**What is required:**
Without the pictures, return all of the material exactly as written.

**Information shown:**
· · · ·

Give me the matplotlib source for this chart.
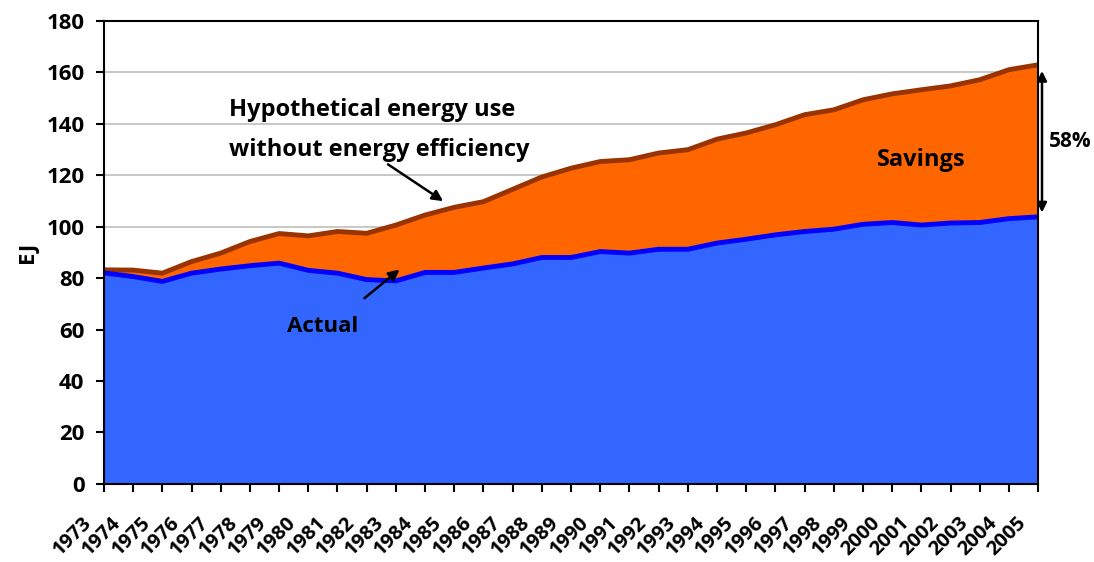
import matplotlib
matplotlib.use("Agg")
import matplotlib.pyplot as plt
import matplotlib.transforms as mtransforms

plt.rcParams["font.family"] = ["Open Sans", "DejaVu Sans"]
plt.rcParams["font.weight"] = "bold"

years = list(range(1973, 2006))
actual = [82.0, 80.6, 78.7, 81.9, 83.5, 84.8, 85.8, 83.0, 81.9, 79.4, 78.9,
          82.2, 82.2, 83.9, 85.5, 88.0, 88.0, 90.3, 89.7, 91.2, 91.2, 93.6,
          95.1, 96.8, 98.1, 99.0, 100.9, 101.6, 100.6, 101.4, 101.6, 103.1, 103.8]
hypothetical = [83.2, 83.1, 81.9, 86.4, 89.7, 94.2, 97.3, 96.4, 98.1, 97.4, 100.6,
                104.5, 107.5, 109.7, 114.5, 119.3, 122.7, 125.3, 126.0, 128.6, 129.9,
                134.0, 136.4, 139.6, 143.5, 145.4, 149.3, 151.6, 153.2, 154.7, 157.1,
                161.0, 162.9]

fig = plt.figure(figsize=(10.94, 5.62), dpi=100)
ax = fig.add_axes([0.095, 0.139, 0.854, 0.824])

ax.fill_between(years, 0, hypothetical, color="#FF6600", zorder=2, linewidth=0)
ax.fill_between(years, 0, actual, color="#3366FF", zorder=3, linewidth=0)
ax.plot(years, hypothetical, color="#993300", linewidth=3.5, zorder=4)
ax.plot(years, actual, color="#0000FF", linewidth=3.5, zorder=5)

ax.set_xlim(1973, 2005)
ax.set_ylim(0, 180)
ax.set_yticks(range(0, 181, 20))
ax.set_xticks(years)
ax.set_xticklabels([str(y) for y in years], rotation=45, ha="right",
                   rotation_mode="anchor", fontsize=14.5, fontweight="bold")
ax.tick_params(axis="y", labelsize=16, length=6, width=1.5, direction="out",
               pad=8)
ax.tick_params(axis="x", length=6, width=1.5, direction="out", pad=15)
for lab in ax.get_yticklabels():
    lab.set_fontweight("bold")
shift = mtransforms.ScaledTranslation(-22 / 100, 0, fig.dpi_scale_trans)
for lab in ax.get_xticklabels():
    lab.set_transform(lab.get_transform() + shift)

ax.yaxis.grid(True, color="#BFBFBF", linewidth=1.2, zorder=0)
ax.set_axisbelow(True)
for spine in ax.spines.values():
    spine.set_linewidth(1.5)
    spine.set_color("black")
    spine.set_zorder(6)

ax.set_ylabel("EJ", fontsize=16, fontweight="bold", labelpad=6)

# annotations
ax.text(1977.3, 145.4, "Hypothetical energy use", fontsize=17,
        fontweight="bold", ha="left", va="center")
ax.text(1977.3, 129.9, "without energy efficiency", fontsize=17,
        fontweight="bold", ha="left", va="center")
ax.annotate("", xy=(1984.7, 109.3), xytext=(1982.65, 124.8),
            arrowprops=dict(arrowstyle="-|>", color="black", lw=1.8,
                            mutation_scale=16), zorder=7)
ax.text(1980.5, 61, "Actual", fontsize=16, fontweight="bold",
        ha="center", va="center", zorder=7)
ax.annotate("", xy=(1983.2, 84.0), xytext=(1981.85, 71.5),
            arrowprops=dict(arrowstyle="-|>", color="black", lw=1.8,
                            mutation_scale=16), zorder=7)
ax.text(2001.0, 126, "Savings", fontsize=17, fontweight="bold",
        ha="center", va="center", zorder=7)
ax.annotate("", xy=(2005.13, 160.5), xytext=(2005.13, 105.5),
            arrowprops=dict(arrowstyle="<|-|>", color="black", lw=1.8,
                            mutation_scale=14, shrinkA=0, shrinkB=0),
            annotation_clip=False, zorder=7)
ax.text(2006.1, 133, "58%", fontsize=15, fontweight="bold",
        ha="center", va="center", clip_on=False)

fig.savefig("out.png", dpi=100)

· · · ·

**Answer for the task:**
Give me the matplotlib source for this chart.
import matplotlib
matplotlib.use("Agg")
import matplotlib.pyplot as plt
import matplotlib.transforms as mtransforms

plt.rcParams["font.family"] = ["Open Sans", "DejaVu Sans"]
plt.rcParams["font.weight"] = "bold"

years = list(range(1973, 2006))
actual = [82.0, 80.6, 78.7, 81.9, 83.5, 84.8, 85.8, 83.0, 81.9, 79.4, 78.9,
          82.2, 82.2, 83.9, 85.5, 88.0, 88.0, 90.3, 89.7, 91.2, 91.2, 93.6,
          95.1, 96.8, 98.1, 99.0, 100.9, 101.6, 100.6, 101.4, 101.6, 103.1, 103.8]
hypothetical = [83.2, 83.1, 81.9, 86.4, 89.7, 94.2, 97.3, 96.4, 98.1, 97.4, 100.6,
                104.5, 107.5, 109.7, 114.5, 119.3, 122.7, 125.3, 126.0, 128.6, 129.9,
                134.0, 136.4, 139.6, 143.5, 145.4, 149.3, 151.6, 153.2, 154.7, 157.1,
                161.0, 162.9]

fig = plt.figure(figsize=(10.94, 5.62), dpi=100)
ax = fig.add_axes([0.095, 0.139, 0.854, 0.824])

ax.fill_between(years, 0, hypothetical, color="#FF6600", zorder=2, linewidth=0)
ax.fill_between(years, 0, actual, color="#3366FF", zorder=3, linewidth=0)
ax.plot(years, hypothetical, color="#993300", linewidth=3.5, zorder=4)
ax.plot(years, actual, color="#0000FF", linewidth=3.5, zorder=5)

ax.set_xlim(1973, 2005)
ax.set_ylim(0, 180)
ax.set_yticks(range(0, 181, 20))
ax.set_xticks(years)
ax.set_xticklabels([str(y) for y in years], rotation=45, ha="right",
                   rotation_mode="anchor", fontsize=14.5, fontweight="bold")
ax.tick_params(axis="y", labelsize=16, length=6, width=1.5, direction="out",
               pad=8)
ax.tick_params(axis="x", length=6, width=1.5, direction="out", pad=15)
for lab in ax.get_yticklabels():
    lab.set_fontweight("bold")
shift = mtransforms.ScaledTranslation(-22 / 100, 0, fig.dpi_scale_trans)
for lab in ax.get_xticklabels():
    lab.set_transform(lab.get_transform() + shift)

ax.yaxis.grid(True, color="#BFBFBF", linewidth=1.2, zorder=0)
ax.set_axisbelow(True)
for spine in ax.spines.values():
    spine.set_linewidth(1.5)
    spine.set_color("black")
    spine.set_zorder(6)

ax.set_ylabel("EJ", fontsize=16, fontweight="bold", labelpad=6)

# annotations
ax.text(1977.3, 145.4, "Hypothetical energy use", fontsize=17,
        fontweight="bold", ha="left", va="center")
ax.text(1977.3, 129.9, "without energy efficiency", fontsize=17,
        fontweight="bold", ha="left", va="center")
ax.annotate("", xy=(1984.7, 109.3), xytext=(1982.65, 124.8),
            arrowprops=dict(arrowstyle="-|>", color="black", lw=1.8,
                            mutation_scale=16), zorder=7)
ax.text(1980.5, 61, "Actual", fontsize=16, fontweight="bold",
        ha="center", va="center", zorder=7)
ax.annotate("", xy=(1983.2, 84.0), xytext=(1981.85, 71.5),
            arrowprops=dict(arrowstyle="-|>", color="black", lw=1.8,
                            mutation_scale=16), zorder=7)
ax.text(2001.0, 126, "Savings", fontsize=17, fontweight="bold",
        ha="center", va="center", zorder=7)
ax.annotate("", xy=(2005.13, 160.5), xytext=(2005.13, 105.5),
            arrowprops=dict(arrowstyle="<|-|>", color="black", lw=1.8,
                            mutation_scale=14, shrinkA=0, shrinkB=0),
            annotation_clip=False, zorder=7)
ax.text(2006.1, 133, "58%", fontsize=15, fontweight="bold",
        ha="center", va="center", clip_on=False)

fig.savefig("out.png", dpi=100)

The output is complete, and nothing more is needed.